The New Orleans Moonshiners: The Many Moons of Frenchmen Street

New Orleans Moonshiners at French Quarter Festival. Photo by Scott Myers.

New Orleans Moonshiners at French Quarter Festival. Photo by Scott Myers.

You might say that the trajectory of banjoist Chris Edmunds’ musical career has been a bit backwards. In 2008, dismayed at a lack of steady work, he took the plunge and started up his own band, the New Orleans Moonshiners. Only after the group was playing regularly did other gigs start to materialize.

“I was sitting in a lot of places, and playing with a lot of people,” he recalls, “but I wasn’t getting called that much. But then the band started working all the time, and all of a sudden I was getting calls to work with other bands as a sideman.”

Nowadays, the Moonshiners are a perpetual presence in the world of New Orleans traditional jazz and a staple in festival lineups, with a coveted weekly slot at the Spotted Cat. This month, they take the stage at Satchmo SummerFest. “This will be our third time playing Satchmo Fest, and we always have a blast,” says Edmunds. “Louis Armstrong is probably our biggest influence, and Satchmo Fest has serious fans of traditional jazz, so it’s perfect for us.”

A New Orleans native, Edmunds spent some time in a jazz studies program in school, but was turned off by the focus on bebop and post-bop jazz. When the other students talked about jazz, they usually meant “Giant Steps.” Edmunds meant “Won’t You Come Home Bill Bailey.”

“There was this clash between what I knew as jazz and what they were calling jazz,” he says. “That music—I didn’t understand it. It wasn’t fun. You couldn’t dance to it.

What he could dance to was the music of Frenchmen Street. As a high school student, Edmunds had discovered Frenchmen and become enamored of the sounds he heard there. But in 2008 there seemed to be something lacking. “A lot of bands on Frenchmen Street at that time didn’t use drums,” he recalls. “I would go hear bands at Fritzel’s, or Palm Court, and they always had drums. It made it a lot more lively.”
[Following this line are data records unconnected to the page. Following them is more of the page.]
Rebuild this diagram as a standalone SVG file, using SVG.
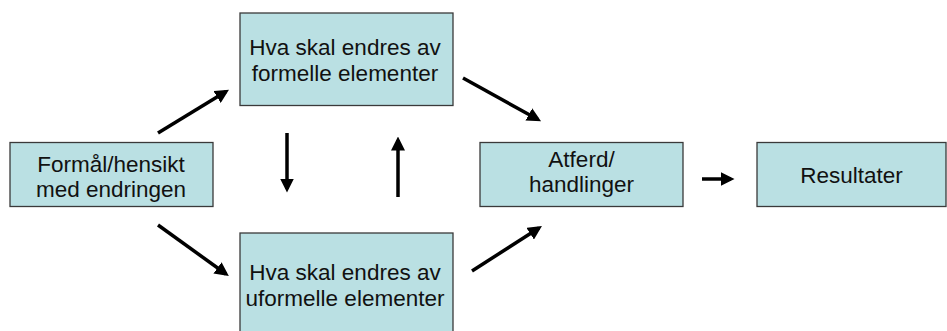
<svg xmlns="http://www.w3.org/2000/svg" width="947" height="331" viewBox="0 0 947 331">
<defs>
<style>
.box{fill:#BAE0E3;stroke:#3a3a3a;stroke-width:1.3}
.t{font-family:"Liberation Sans",Arial,sans-serif;font-size:22.5px;fill:#111;text-anchor:middle}
.c{stroke:#000;stroke-width:3.5;fill:none;marker-end:url(#ah)}
</style>
<marker id="ah" markerWidth="4" markerHeight="4" refX="3" refY="2" orient="auto" markerUnits="strokeWidth">
<path d="M0,0 L4,2 L0,4 Z" fill="#000"/>
</marker>
</defs>
<rect width="947" height="331" fill="#fff"/>
<g id="node-formal">
<rect class="box" x="10" y="142.5" width="203" height="64"/>
<text class="t" x="111" y="172">Formål/hensikt</text>
<text class="t" x="111" y="197">med endringen</text>
</g>
<g id="node-formelle">
<rect class="box" x="240" y="13" width="213" height="92.5"/>
<text class="t" x="345" y="55">Hva skal endres av</text>
<text class="t" x="345" y="81">formelle elementer</text>
</g>
<g id="node-uformelle">
<rect class="box" x="240" y="233" width="213" height="105"/>
<text class="t" x="345" y="280">Hva skal endres av</text>
<text class="t" x="345" y="306">uformelle elementer</text>
</g>
<g id="node-atferd">
<rect class="box" x="480" y="142.5" width="203" height="64"/>
<text class="t" x="581.5" y="167">Atferd/</text>
<text class="t" x="581.5" y="192">handlinger</text>
</g>
<g id="node-resultater">
<rect class="box" x="757" y="142.5" width="189" height="64"/>
<text class="t" x="851.5" y="183">Resultater</text>
</g>
<g id="connectors">
<line class="c" x1="158" y1="133" x2="226" y2="91.5"/>
<line class="c" x1="158" y1="225" x2="226" y2="274"/>
<line class="c" x1="287" y1="133" x2="287" y2="189"/>
<line class="c" x1="398" y1="197" x2="398" y2="140"/>
<line class="c" x1="463" y1="78" x2="538" y2="119.5"/>
<line class="c" x1="472" y1="271" x2="539" y2="228"/>
<line class="c" x1="702" y1="179" x2="731" y2="179"/>
</g>
</svg>
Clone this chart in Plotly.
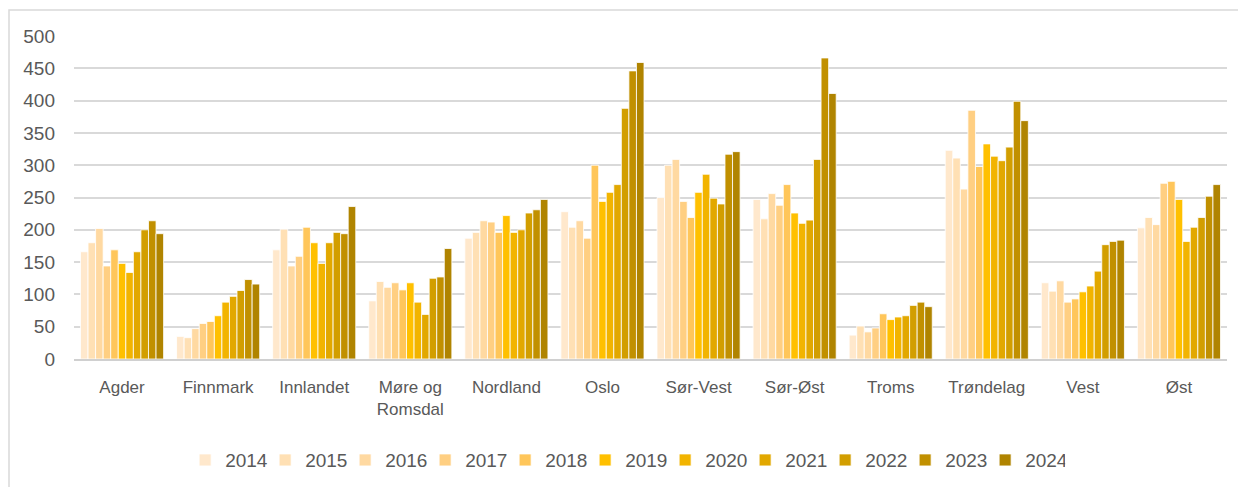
import plotly.graph_objects as go

# regions on the x axis
regions = ["Agder", "Finnmark", "Innlandet", "Møre og<br>Romsdal", "Nordland", "Oslo",
           "Sør-Vest", "Sør-Øst", "Troms", "Trøndelag", "Vest", "Øst"]
years = ["2014", "2015", "2016", "2017", "2018", "2019", "2020", "2021", "2022", "2023", "2024"]

# values per region, one number per year 2014..2024
agder = [166, 180, 202, 144, 169, 148, 134, 166, 200, 214, 194]
finnmark = [35, 33, 47, 55, 58, 67, 88, 97, 106, 123, 116]
innlandet = [169, 201, 144, 159, 204, 180, 148, 180, 196, 194, 236]
more_romsdal = [90, 120, 111, 118, 107, 118, 88, 69, 125, 127, 171]
nordland = [187, 196, 214, 212, 196, 222, 196, 200, 226, 231, 247]
oslo = [228, 204, 214, 187, 300, 244, 258, 270, 388, 446, 459]
sor_vest = [250, 300, 309, 244, 219, 258, 286, 249, 240, 317, 321]
sor_ost = [247, 217, 256, 238, 270, 226, 210, 215, 309, 466, 411]
troms = [37, 51, 42, 48, 70, 61, 65, 67, 83, 88, 81]
trondelag = [323, 311, 263, 385, 298, 333, 314, 307, 328, 399, 369]
vest = [118, 105, 121, 88, 93, 104, 113, 136, 177, 182, 184]
ost = [203, 219, 208, 272, 275, 247, 182, 204, 219, 252, 270]

by_region = [agder, finnmark, innlandet, more_romsdal, nordland, oslo,
             sor_vest, sor_ost, troms, trondelag, vest, ost]

colors = ['#FFE8CC', '#FFE0B4', '#FFD9A1', '#FFCF82', '#FFC65A', '#FFC000',
          '#F2B400', '#E2A800', '#D29E00', '#C19000', '#B08400']

text_col = '#595959'
font_name = 'Liberation Sans, Arial, sans-serif'

fig = go.Figure()
for i, yr in enumerate(years):
    fig.add_trace(go.Bar(x=regions, y=[r[i] for r in by_region], name=yr,
                         marker=dict(color=colors[i], line=dict(color='white', width=0.8))))

# page body has an 8px margin, so the figure is a bit smaller than the window
fig.update_layout(
    width=1238, height=479,
    paper_bgcolor='white', plot_bgcolor='white',
    margin=dict(l=66, r=19, t=28, b=128, autoexpand=False),
    barmode='group', bargap=0.135, bargroupgap=0,
    font=dict(family=font_name, color=text_col, size=17),
    legend=dict(orientation='h', x=0.478, xanchor='center', y=-0.313, yanchor='middle',
                font=dict(size=19, color=text_col), entrywidth=35, entrywidthmode='pixels',
                itemwidth=30, traceorder='normal'),
    xaxis=dict(showgrid=False, showline=True, linecolor='#D0D0D0', linewidth=1.5,
               automargin=False,
               ticks='', tickfont=dict(size=17, color=text_col), ticklabelstandoff=12),
    yaxis=dict(range=[0, 500], dtick=50, showgrid=True, gridcolor='#D9D9D9', gridwidth=1.5,
               automargin=False,
               zeroline=False, ticks='', tickfont=dict(size=19, color=text_col),
               ticklabelstandoff=18),
    shapes=[dict(type='rect', xref='paper', yref='paper',
                 x0=-65 / 1153, x1=1.0 + 40 / 1153, y0=-150 / 323, y1=1.0 + 26 / 323,
                 line=dict(color='#D9D9D9', width=1.5), fillcolor='rgba(0,0,0,0)')],
)

fig.write_html("out.html")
Then there was the question of showmanship. “A lot of bands on Frenchmen Street would play and ignore the crowd,” Edmunds remembers. “They would take really long breaks, and maybe take three or four minutes between songs. We wanted to make it a show, make it so we’re engaging the audience.”

The Moonshiners have their origins in the humble world of Royal Street busking, and it was there that the group hit upon its name. “We were playing the song, ‘You Are My Sunshine,’” Edmunds says. “We decided, ‘Let’s mix it up and say, ‘You Are My Moonshine.’ We switched it from major to minor, and that kind of stuck as a shtick. When we would play on the street or play at clubs, people would really get into it.”

The Moonshiners got some national recognition in 2010 when Lincoln Center in New York invited them to perform at the Midsummer Night’s Swing series. “One of the people who books the event saw us play at Jazz Fest. They flew us up there, they got a dance instructor who gives a lesson in the style of music. For us, it was swing dancers. New York was having a heat wave at that time. It was 100 degrees at 8 o’clock at night, but there was still a ton of people out there, drenched in sweat.

The title track on this year’s Moonshiners release, Frenchmen Street Parade, is an Edmunds original. He wrote it as a modern complement to the standard “Bourbon Street Parade,” as an ode to the street that has been so central to his musical life. Edmunds is happy with the record’s reception. “It’s been really great,” he says. “Within two months we sold over 1,000 CDs.”

But even by this town’s standards, the Moonshiners’ membership is unusually fluid. The group’s original drummer, Jung Ho Kang, left to get his master’s degree at Berklee College of Music. Gordon Au, who played trumpet on the Moonshiners’ first two records, now lives in New York, and saxophonist Aurora Nealand left to focus on a band of her own, the Royal Roses. In fact, if you compare the core lineups from the Moonshiners’ debut and this year’s Frenchmen Street Parade, only Edmunds’ name remains. “We had a shakeup in the band about a year ago,” he says. “With the economy, everyone’s taken a hit—even New Orleans musicians. It got to be that seven people in the band was just too much. The main band is a five piece now.

“Show me a New Orleans band with the same lineup for five years,” says Edmunds, “and I’ll show you a unicorn.”